Analysis of the Increase and Decrease Algorithms for Congestion Avoidance in Computer Networks

The primary algorithm used for congestion avoidance on implementing TCP in Berkeley is the additive increase / multiplicative decrease algorithm: additively increase a users load if there is no congestion then multiplicatively decrease load if there is timeout (this means there is congestion). The paper shows why the said algorithm is sufficient enough to control congestion in a computer network.

The analysis consists of many users (n users sharing a network), and 4 criteria to evaluate the algorithm namely efficiency, fairness, distributedness and convergence. The paper models the system in linear controls and it shows how the algorithm converges (distributedly/with or without trunctation) to efficiency and fairness. Furthermore, the paper explains that additive increase / multiplicative decrease offers the least the time of convergence to fairness.

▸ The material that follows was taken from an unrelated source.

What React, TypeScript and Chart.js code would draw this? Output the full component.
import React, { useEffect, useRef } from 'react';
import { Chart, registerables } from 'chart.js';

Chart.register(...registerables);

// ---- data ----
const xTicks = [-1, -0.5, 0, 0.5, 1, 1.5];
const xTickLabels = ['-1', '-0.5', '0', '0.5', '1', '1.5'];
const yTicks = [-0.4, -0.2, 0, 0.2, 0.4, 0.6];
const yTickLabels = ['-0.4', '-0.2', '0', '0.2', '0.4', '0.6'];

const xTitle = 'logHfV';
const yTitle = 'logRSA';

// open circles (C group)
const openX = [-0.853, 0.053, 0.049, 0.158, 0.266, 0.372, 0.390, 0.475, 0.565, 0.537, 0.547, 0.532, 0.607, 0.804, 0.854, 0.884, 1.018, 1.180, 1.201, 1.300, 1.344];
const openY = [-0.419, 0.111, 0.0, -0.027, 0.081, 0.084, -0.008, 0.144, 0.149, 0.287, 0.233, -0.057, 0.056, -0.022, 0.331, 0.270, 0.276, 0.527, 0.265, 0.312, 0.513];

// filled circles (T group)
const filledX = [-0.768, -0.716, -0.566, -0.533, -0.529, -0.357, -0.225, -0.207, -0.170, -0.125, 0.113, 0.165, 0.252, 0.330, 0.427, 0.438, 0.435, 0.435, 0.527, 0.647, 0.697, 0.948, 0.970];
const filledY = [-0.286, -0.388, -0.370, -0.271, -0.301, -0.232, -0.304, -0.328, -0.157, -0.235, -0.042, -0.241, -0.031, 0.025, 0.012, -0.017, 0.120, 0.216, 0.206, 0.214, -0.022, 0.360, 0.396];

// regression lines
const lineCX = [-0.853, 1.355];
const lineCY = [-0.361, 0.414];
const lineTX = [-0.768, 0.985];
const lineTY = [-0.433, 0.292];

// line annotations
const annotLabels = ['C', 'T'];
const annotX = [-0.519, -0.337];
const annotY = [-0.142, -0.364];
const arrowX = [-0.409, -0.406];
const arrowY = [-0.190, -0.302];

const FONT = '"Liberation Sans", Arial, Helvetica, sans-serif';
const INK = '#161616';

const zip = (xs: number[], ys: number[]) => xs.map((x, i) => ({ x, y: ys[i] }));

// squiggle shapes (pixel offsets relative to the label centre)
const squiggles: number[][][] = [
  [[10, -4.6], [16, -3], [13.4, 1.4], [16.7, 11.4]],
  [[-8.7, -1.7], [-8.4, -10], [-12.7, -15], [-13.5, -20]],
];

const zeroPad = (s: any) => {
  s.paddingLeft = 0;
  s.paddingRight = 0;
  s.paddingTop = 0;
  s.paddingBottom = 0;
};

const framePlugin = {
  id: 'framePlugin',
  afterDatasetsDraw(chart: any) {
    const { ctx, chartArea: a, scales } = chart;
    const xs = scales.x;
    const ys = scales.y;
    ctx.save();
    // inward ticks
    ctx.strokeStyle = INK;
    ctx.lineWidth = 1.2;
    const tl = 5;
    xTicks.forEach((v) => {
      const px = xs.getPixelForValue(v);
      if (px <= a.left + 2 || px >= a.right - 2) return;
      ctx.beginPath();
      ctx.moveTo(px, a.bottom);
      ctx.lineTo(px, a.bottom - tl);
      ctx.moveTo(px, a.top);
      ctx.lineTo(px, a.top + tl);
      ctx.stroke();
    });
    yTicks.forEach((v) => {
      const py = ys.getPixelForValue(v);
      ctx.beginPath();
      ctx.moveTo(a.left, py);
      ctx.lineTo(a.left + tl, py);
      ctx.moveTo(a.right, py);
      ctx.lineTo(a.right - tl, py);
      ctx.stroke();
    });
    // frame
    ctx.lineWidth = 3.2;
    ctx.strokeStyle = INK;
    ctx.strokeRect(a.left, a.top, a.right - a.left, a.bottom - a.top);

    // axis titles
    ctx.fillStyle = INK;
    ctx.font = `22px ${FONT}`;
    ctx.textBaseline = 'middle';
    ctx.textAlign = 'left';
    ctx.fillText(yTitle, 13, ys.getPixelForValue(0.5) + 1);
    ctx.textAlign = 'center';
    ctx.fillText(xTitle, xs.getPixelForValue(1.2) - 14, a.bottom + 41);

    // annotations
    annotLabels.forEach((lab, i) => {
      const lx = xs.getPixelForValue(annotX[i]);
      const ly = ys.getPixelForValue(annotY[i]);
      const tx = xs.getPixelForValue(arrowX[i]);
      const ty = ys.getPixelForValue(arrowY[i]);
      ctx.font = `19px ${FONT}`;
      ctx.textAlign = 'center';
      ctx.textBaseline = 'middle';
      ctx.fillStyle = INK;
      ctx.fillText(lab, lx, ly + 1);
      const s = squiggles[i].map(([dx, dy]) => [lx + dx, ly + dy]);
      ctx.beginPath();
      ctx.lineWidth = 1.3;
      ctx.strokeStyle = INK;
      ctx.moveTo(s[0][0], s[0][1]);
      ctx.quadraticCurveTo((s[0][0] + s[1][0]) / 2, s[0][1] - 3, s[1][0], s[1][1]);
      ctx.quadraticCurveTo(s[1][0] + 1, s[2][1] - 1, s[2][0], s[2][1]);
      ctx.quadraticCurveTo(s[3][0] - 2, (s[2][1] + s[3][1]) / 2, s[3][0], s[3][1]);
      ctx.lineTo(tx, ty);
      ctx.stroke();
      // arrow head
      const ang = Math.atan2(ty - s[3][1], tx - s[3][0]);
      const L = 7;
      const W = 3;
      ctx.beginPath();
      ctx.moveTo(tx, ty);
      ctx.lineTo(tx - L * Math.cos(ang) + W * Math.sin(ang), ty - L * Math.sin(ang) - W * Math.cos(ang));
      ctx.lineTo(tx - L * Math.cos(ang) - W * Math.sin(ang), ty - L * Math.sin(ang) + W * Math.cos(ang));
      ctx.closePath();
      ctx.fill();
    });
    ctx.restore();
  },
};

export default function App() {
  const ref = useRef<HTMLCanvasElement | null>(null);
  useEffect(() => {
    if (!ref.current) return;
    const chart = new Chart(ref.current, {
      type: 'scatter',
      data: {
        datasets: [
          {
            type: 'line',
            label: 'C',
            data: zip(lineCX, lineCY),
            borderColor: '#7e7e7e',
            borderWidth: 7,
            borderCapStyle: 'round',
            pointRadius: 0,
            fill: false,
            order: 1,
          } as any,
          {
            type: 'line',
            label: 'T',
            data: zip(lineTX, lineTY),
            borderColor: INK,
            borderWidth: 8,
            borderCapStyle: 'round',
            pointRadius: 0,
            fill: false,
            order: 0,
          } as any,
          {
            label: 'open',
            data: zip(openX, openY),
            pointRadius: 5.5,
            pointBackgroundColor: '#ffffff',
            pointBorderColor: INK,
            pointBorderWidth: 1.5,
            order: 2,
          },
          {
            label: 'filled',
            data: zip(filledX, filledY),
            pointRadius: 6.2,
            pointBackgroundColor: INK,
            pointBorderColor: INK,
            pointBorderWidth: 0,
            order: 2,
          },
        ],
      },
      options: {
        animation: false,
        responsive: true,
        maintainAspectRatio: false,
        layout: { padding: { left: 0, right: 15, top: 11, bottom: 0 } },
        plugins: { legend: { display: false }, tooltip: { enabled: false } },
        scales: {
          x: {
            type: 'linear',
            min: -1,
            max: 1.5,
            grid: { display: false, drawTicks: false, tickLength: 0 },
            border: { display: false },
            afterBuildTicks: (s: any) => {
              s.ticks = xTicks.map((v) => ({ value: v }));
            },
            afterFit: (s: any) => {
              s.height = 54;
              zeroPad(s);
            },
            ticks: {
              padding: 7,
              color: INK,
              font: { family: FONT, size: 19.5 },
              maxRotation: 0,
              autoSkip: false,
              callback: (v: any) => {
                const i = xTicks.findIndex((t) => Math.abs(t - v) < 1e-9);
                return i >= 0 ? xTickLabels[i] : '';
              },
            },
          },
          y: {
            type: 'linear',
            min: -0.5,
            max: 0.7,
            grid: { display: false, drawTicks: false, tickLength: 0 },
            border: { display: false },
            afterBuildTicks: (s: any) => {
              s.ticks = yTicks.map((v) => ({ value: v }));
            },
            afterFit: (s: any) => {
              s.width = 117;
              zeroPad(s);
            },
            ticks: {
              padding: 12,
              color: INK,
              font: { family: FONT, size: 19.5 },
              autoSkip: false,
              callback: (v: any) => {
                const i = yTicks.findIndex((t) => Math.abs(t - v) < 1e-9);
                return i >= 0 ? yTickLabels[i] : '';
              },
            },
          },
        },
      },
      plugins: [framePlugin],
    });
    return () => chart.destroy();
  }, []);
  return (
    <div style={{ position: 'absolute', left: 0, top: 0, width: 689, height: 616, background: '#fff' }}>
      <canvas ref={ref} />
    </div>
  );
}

I have three more questions in addition to the author's further questions. First, is the study of the algorithm scalable or still feasible on very large number of users? If the numbers of users suddenly increase exponentially, will the system work? Or even if it works, will the time of convergence (to fairness and efficiency) be still optimal? Second, in relation to the asynchronous operation, the connections in some networks such as mobile and wireless networks always come and go. Almost all have small time connections: a user connects, transfer small amount of data, then closes the connection immediately. Does this algorithm will solve the congestion problem? My last question is about outside interference. In wireless networks, there are many interference (eg. interference from other network) that influence the network. Do these interference affect the congestion?